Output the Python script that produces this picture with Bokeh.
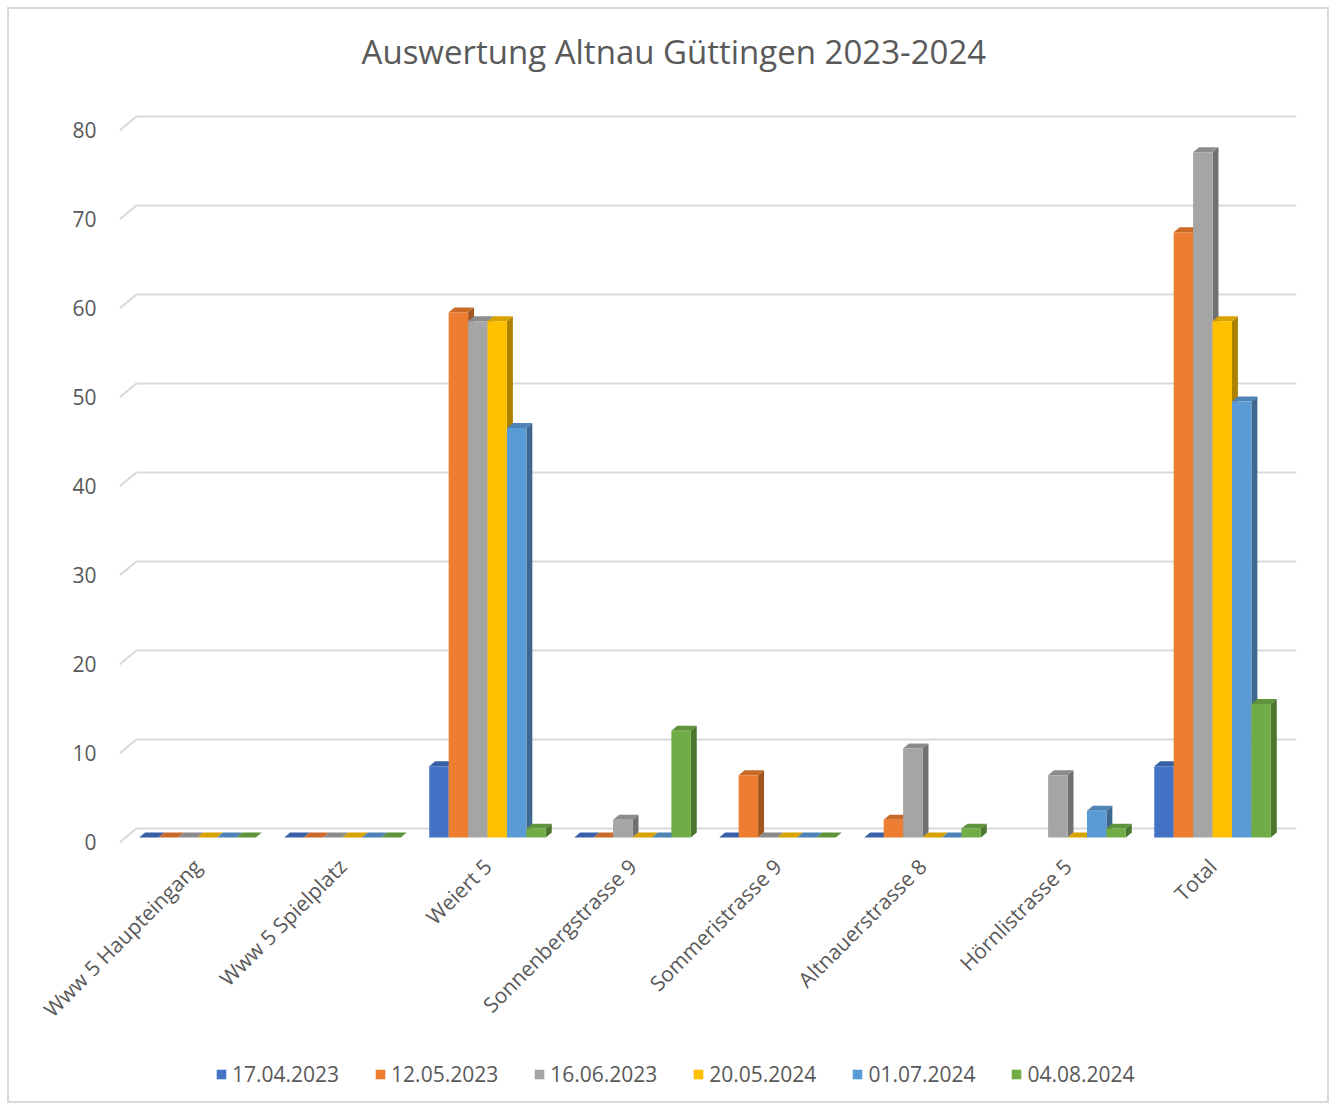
import math
from bokeh.plotting import figure
from bokeh.layouts import column
from bokeh.models import Range1d, LinearAxis, FixedTicker, Legend, LegendItem, ColumnDataSource, Label
from bokeh.embed import file_html
from bokeh.resources import INLINE

# ---------------- data ----------------
categories = ["Www 5 Haupteingang", "Www 5 Spielplatz", "Weiert 5", "Sonnenbergstrasse 9",
              "Sommeristrasse 9", "Altnauerstrasse 8", "Hörnlistrasse 5", "Total"]
series_names = ["17.04.2023", "12.05.2023", "16.06.2023", "20.05.2024", "01.07.2024", "04.08.2024"]
s_17_04_2023 = [0, 0, 8, 0, 0, 0, None, 8]
s_12_05_2023 = [0, 0, 59, 0, 7, 2, None, 68]
s_16_06_2023 = [0, 0, 58, 2, 0, 10, 7, 77]
s_20_05_2024 = [0, 0, 58, 0, 0, 0, 0, 58]
s_01_07_2024 = [0, 0, 46, 0, 0, 0, 3, 49]
s_04_08_2024 = [0, 0, 1, 12, 0, 1, 1, 15]
series_values = [s_17_04_2023, s_12_05_2023, s_16_06_2023, s_20_05_2024, s_01_07_2024, s_04_08_2024]
y_ticks = [0, 10, 20, 30, 40, 50, 60, 70, 80]
title_text = "Auswertung Altnau Güttingen 2023-2024"

# ---------------- style ----------------
colors = ["#4472C4", "#ED7D31", "#A5A5A5", "#FFC000", "#5B9BD5", "#70AD47"]
FONT = "Open Sans"
TEXT = "#595959"
GRID = "#d9d9d9"

def shade(hex_color, f):
    h = hex_color.lstrip("#")
    r, g, b = (int(h[i:i + 2], 16) for i in (0, 2, 4))
    return "#%02x%02x%02x" % (int(r * f), int(g * f), int(b * f))

bar_w = 0.134      # front face width (category units)
dx, dy = 0.041, 0.56   # bar depth offset
front_shift = 0.56     # label plane lies in front of bar plane
back_shift = 1.01      # wall (grid) plane lies behind bar plane
wall_left, front_left = -0.421, -0.538

x_start, x_end = front_left, 7.579
y_start, y_end = -1.01, 82.13
FW, BL, BR = 1177, 110, 31   # frame width, left/right borders (px)

xr = Range1d(x_start, x_end)

# ---------------- title strip ----------------
title_fig = figure(frame_width=FW, frame_height=97, x_range=xr, y_range=Range1d(0, 97),
                   output_backend="svg", toolbar_location=None,
                   x_axis_location=None, y_axis_location=None,
                   min_border_left=BL, min_border_right=BR, min_border_top=0, min_border_bottom=0)
title_fig.outline_line_color = None
title_fig.grid.visible = False
title_fig.add_layout(Label(x=3.285, y=55, text=title_text, text_align="center",
                           text_baseline="middle", text_font=FONT, text_font_size="33px",
                           text_color=TEXT))

# ---------------- main chart ----------------
p = figure(frame_width=FW, frame_height=740,
           x_range=xr, y_range=Range1d(y_start, y_end),
           output_backend="svg", toolbar_location=None,
           min_border_left=BL, min_border_right=BR, min_border_top=0, min_border_bottom=200,
           y_axis_location=None)
p.outline_line_color = None
p.grid.visible = False
p.background_fill_color = "white"

# front-plane y axis (labels)
p.extra_y_ranges = {"front": Range1d(y_start + front_shift, y_end + front_shift)}
yax = LinearAxis(y_range_name="front", ticker=FixedTicker(ticks=y_ticks))
yax.axis_line_color = None
yax.major_tick_line_color = None
yax.minor_tick_line_color = None
yax.major_label_text_font = FONT
yax.major_label_text_font_size = "21px"
yax.major_label_text_color = TEXT
yax.major_label_standoff = 17
p.add_layout(yax, "left")

# x axis with category labels
xax = p.xaxis[0]
xax.ticker = FixedTicker(ticks=list(range(len(categories))))
xax.major_label_overrides = {i: c for i, c in enumerate(categories)}
xax.major_label_orientation = math.pi / 4
xax.axis_line_color = None
xax.major_tick_line_color = None
xax.minor_tick_line_color = None
xax.major_label_text_font = FONT
xax.major_label_text_font_size = "21px"
xax.major_label_text_color = TEXT
xax.major_label_standoff = 10

# gridlines on the back wall plus slanted floor-edge pieces
gsrc = ColumnDataSource(dict(
    xa=[wall_left] * len(y_ticks), xb=[x_end] * len(y_ticks),
    yw=[v + back_shift for v in y_ticks],
    xf=[front_left] * len(y_ticks), yf=[v - front_shift for v in y_ticks]))
p.segment(x0="xa", y0="yw", x1="xb", y1="yw", source=gsrc, line_color=GRID, line_width=2)
p.segment(x0="xf", y0="yf", x1="xa", y1="yw", source=gsrc, line_color=GRID, line_width=2)

# ---------------- legend strip ----------------
leg_fig = figure(frame_width=FW, frame_height=55, x_range=Range1d(0, 1), y_range=Range1d(0, 1),
                 output_backend="svg", toolbar_location=None,
                 x_axis_location=None, y_axis_location=None,
                 min_border_left=BL, min_border_right=BR, min_border_top=0, min_border_bottom=0)
leg_fig.outline_line_color = None
leg_fig.grid.visible = False

# 3D bars
n = len(series_values)
items = []
for j, vals in enumerate(series_values):
    xs, tops = [], []
    for i, v in enumerate(vals):
        if v is None:
            continue
        xs.append(i + (j - (n - 1) / 2) * bar_w)
        tops.append(v)
    side_x, side_y, top_x, top_y = [], [], [], []
    for x, v in zip(xs, tops):
        x0, x1 = x - bar_w / 2, x + bar_w / 2
        side_x.append([x1, x1, x1 + dx, x1 + dx])
        side_y.append([0, v, v + dy, dy])
        top_x.append([x0, x1, x1 + dx, x0 + dx])
        top_y.append([v, v, v + dy, v + dy])
    c = colors[j]
    p.patches(side_x, side_y, fill_color=shade(c, 0.68), line_color=None)
    p.patches(top_x, top_y, fill_color=shade(c, 0.85), line_color=None)
    p.vbar(x=xs, top=tops, bottom=0, width=bar_w, fill_color=c, line_color=None)
    # legend key renderer (zero-size, only its style is shown in the legend)
    key = leg_fig.vbar(x=[0.5], top=[0], bottom=[0], width=0, fill_color=c, line_color=None)
    items.append(LegendItem(label=series_names[j], renderers=[key]))

legend = Legend(items=items, orientation="horizontal", location=(96, 13))
legend.border_line_color = None
legend.background_fill_alpha = 0
legend.label_text_font = FONT
legend.label_text_font_size = "21px"
legend.label_text_color = TEXT
legend.glyph_width = 12
legend.glyph_height = 12
legend.spacing = 35
legend.label_standoff = 5
legend.margin = 0
legend.padding = 0
leg_fig.add_layout(legend, "center")

layout = column(title_fig, p, leg_fig, spacing=0,
                styles={"border": "2px solid #d9d9d9", "margin-left": "7px", "margin-top": "7px"})

open("out.html", "w").write(file_html(layout, INLINE))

YOUR INSTRUCTIONS
Go through the listing above and list every line that has the word "with".

COMPLETED TASK
Output the Python script that produces this picture with Bokeh.
# x axis with category labels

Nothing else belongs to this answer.